Was thinking of making a revolting desktop. I'm working in bioinformatics, and do coding and casual music production - so something with a bit more welly than my 4210U... Hopefully.
Basically, I was thinking either two Optron 6276's (maybe getting a 4 socket and later adding CPU's) - That, or two Xeon X5650's. What say people?
Also, cooling seems a little interesting - not sure what heat sinks I can put on socket G34 / 1366 (heard that the MOBO makers can use different mounting holes?). - I'm making my own case, so I'm looking at just passive heatsinks on the CPU's with strong intake providing air.
Also, looks cheapest to get pulled ECC DDR3 used than unbuffered DDR3 on ebay - any pointers? Not looking for obscene stability (though it would be welcome...)
Any general advice on using old server hardware is welcome! R
Looks good - only thing is I can get a LGA 1366 dual socket blade mobo for £30 (so USD ~40). Chips are around the same - what kind of performance change will the newer chip bring? Also, there are pairs of the Opterons for £50 (so 4 opteron 16 cores for £100, ...$140?)
If you're up to it you can actually buy a used server from eBay for around $220. Mine came with the two drives, 8GBs of DDR3, and two xeons (Sorry I can't recall the model). I stressed the crap outta that machine for 72 hours straight. Ever since she's been running perfectly.

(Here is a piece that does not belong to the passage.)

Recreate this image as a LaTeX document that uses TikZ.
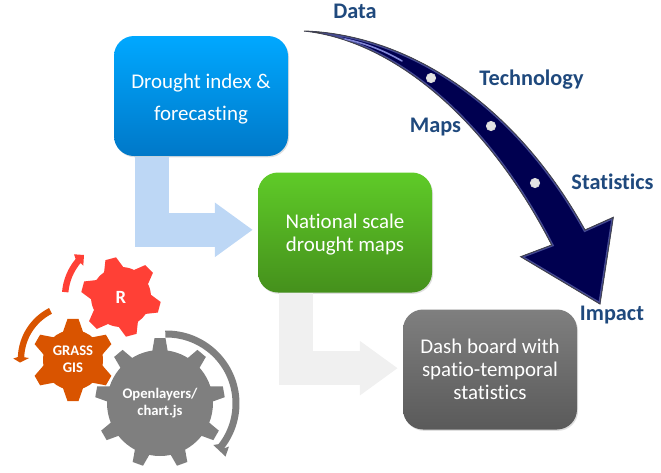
\documentclass[tikz,border=0pt]{standalone}
\usepackage{fontspec}
\setmainfont{Carlito}[Ligatures=NoCommon]
\usetikzlibrary{arrows.meta,shadows,calc}
\definecolor{labelblue}{RGB}{31,73,125}
\definecolor{swooshnavy}{RGB}{0,0,80}
\definecolor{swooshedge}{RGB}{70,75,150}
\definecolor{swooshglow}{RGB}{130,135,215}
\definecolor{indextop}{RGB}{0,168,255}
\definecolor{indexbot}{RGB}{0,120,200}
\definecolor{mapstop}{RGB}{95,203,40}
\definecolor{mapsbot}{RGB}{69,144,28}
\definecolor{boardtop}{RGB}{127,127,127}
\definecolor{boardbot}{RGB}{90,90,90}
\definecolor{flowblue}{RGB}{189,215,245}
\definecolor{flowgray}{RGB}{240,240,240}
\definecolor{gearred}{RGB}{255,64,54}
\definecolor{gearorange}{RGB}{217,84,0}
\definecolor{geargray}{RGB}{127,127,127}
\tikzset{
  every picture/.style={line width=0.8pt},
  stagebox/.style={rounded corners=15pt,minimum width=130.5pt,minimum height=90pt,text=white,align=center,
    font=\fontsize{15.7}{17.25}\selectfont,drop shadow={shadow xshift=0.8pt,shadow yshift=-1pt,opacity=0.25}},
  flowarrow/.style={line width=25.5pt,-{Triangle[length=28.5pt,width=39pt]},shorten >=3.5pt},
  swooshlabel/.style={text=labelblue,font=\fontsize{16.7}{19}\bfseries\selectfont,inner sep=0pt},
  gearlabel/.style={text=white,align=center,font=\fontsize{11}{13}\bfseries\selectfont,inner sep=0pt},
  swooshdot/.style={circle,draw=white!70!gray,fill=white!78!gray,line width=0.6pt,minimum size=7pt,inner sep=0pt},
}
% centre, body radius, tip radius, teeth, first angle, base half width, colour
\newcommand{\gearshape}[7]{
  \fill[#7] (#1) circle (#2);
  \foreach \k in {1,...,#4}{
    \pgfmathsetmacro{\ang}{#5+360/#4*\k}
    \pgfmathsetmacro{\spr}{#6/#2*57.3}
    \pgfmathsetmacro{\spt}{5.5/#3*57.3}
    \fill[#7] ($(#1)+(\ang-\spr:#2-1)$) -- ($(#1)+(\ang-\spt:#3)$) -- ($(#1)+(\ang+\spt:#3)$) -- ($(#1)+(\ang+\spr:#2-1)$) -- cycle;
  }
}
% centre, radius, half band, start angle, end angle, outer wing, tip, inner wing, colour
\newcommand{\looparrow}[9]{
  \pgfmathsetmacro{\ro}{#2+#3}
  \pgfmathsetmacro{\ri}{#2-#3}
  \fill[#9] ($(#1)+(#4:\ro)$) arc[start angle=#4,end angle=#5,radius=\ro] -- (#6) -- (#7) -- (#8)
    -- ($(#1)+(#5:\ri)$) arc[start angle=#5,end angle=#4,radius=\ri] -- cycle;
}
\begin{document}
\begin{tikzpicture}[x=0.75pt,y=0.75pt,yscale=-1, xscale=1]
\useasboundingbox (0,0) rectangle (661,472);

% Stage boxes
\node (index) [stagebox,top color=indextop,bottom color=indexbot] at (201,96) {\rule{0pt}{15pt}Drought index \&\\[6.5pt]forecasting};
\node (maps) [stagebox,top color=mapstop,bottom color=mapsbot] at (345,232.5) {\rule{0pt}{14.5pt}National scale\\drought maps};
\node (board) [stagebox,top color=boardtop,bottom color=boardbot] at (490,369.5) {Dash board with\\spatio-temporal\\statistics};

% Block arrows
\draw[flowarrow,draw=flowblue] ([xshift=-37pt]index.south) |- ([yshift=-2pt]maps.west);
\draw[flowarrow,draw=flowgray] ([xshift=-37pt]maps.south) |- ([yshift=-1pt]board.west);

% Swoosh
\draw[draw=black!75,fill=swooshnavy,line width=0.7pt] (304,31) .. controls (400,34) and (510,95) .. (585,230) -- (613.3,217.3) -- (600,304) -- (520.7,256.7) -- (551.7,245) .. controls (485,115) and (390,40) .. (304,31) -- cycle;
\begin{scope}
\clip (304,31) .. controls (400,34) and (510,95) .. (585,230) -- (613.3,217.3) -- (600,304) -- (520.7,256.7) -- (551.7,245) .. controls (485,115) and (390,40) .. (304,31) -- cycle;
\draw[draw=swooshedge,line width=2.6pt] (304,31) .. controls (400,34) and (510,95) .. (585,230) -- (613.3,217.3) -- (600,304) -- (520.7,256.7) -- (551.7,245) .. controls (485,115) and (390,40) .. (304,31) -- cycle;
\draw[draw=black!75,line width=0.7pt] (304,31) .. controls (400,34) and (510,95) .. (585,230) -- (613.3,217.3) -- (600,304) -- (520.7,256.7) -- (551.7,245) .. controls (485,115) and (390,40) .. (304,31) -- cycle;
\end{scope}
\draw[draw=swooshglow,line width=1.2pt,line cap=round] (345,39) .. controls (365,43) and (385,51) .. (402,61);

\node (dotmaps) [swooshdot] at (431,78) {};
\node (dottech) [swooshdot] at (491,126) {};
\node (dotstats) [swooshdot] at (535,183) {};

% Swoosh labels
\node (data) [swooshlabel] at (355,11) {Data};
\node (technology) [swooshlabel] at (531.5,80) {Technology};
\node (mapslabel) [swooshlabel] at (435.5,127) {Maps};
\node (statistics) [swooshlabel] at (612.5,182) {Statistics};
\node (impact) [swooshlabel] at (612,315) {Impact};

% Gears
\gearshape{121,297}{30}{40}{6}{-105}{11}{gearred}
\gearshape{73,360}{30}{41.5}{6}{-90}{11}{gearorange}
\gearshape{160,403}{53}{65}{9}{-90}{8}{geargray}

\looparrow{121,297}{56}{3.2}{-175}{-140}{74,254.3}{84,255}{83.3,265.7}{gearred}
\looparrow{75,359}{54}{3.2}{-117}{-178}{13.3,358.5}{20,362.5}{29,358}{gearorange}
\looparrow{166.5,403.5}{69.5}{3.5}{-91}{38}{229,446.5}{225.5,456.5}{213.3,445}{geargray}

\node (rgear) [gearlabel,font=\fontsize{14}{16}\bfseries\selectfont] at (121,297) {R};
\node (grass) [gearlabel] at (73,359.5) {GRASS\\GIS};
\node (openlayers) [gearlabel] at (160,403) {Openlayers/\\chart.js};
\end{tikzpicture}
\end{document}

Like mentioned before, it is easier and cheaper in the long run to just grab a full retired server. This PowerEdge R710 would be a great. It has loads of goodies in it for all kinds of fun for a decent price and you don't have to worry about little things like the heatsink. But do remember, used server equipment has been used in an entirely different setting than consumer stuff. This stuff has been powered on for long periods of time, even years. Milage may vary.
You can also look at full servers from https://savemyserver.com they are refurbished but come with 2 year warranties and some have build your own options.
If going with LGA 1366 (which in my opinion is generally better than Opteron) you might be better off with 2 x X5677 or X5687 quad cores rather than the hex-core X5650 (Assuming you won't be over-clocking). When I last used them X5650 felt unbearably slow compared to a Haswell chip in single threaded workloads. After replacing a pair of them with X5677's things felt better with minimal loss of multi-threaded performance despite the loss of 4 cores - thanks to the much higher clock-speeds.
A single E5-2670 would be a good chip, especially if you could somehow over-clock it a bit too - turbo boost all cores or similar.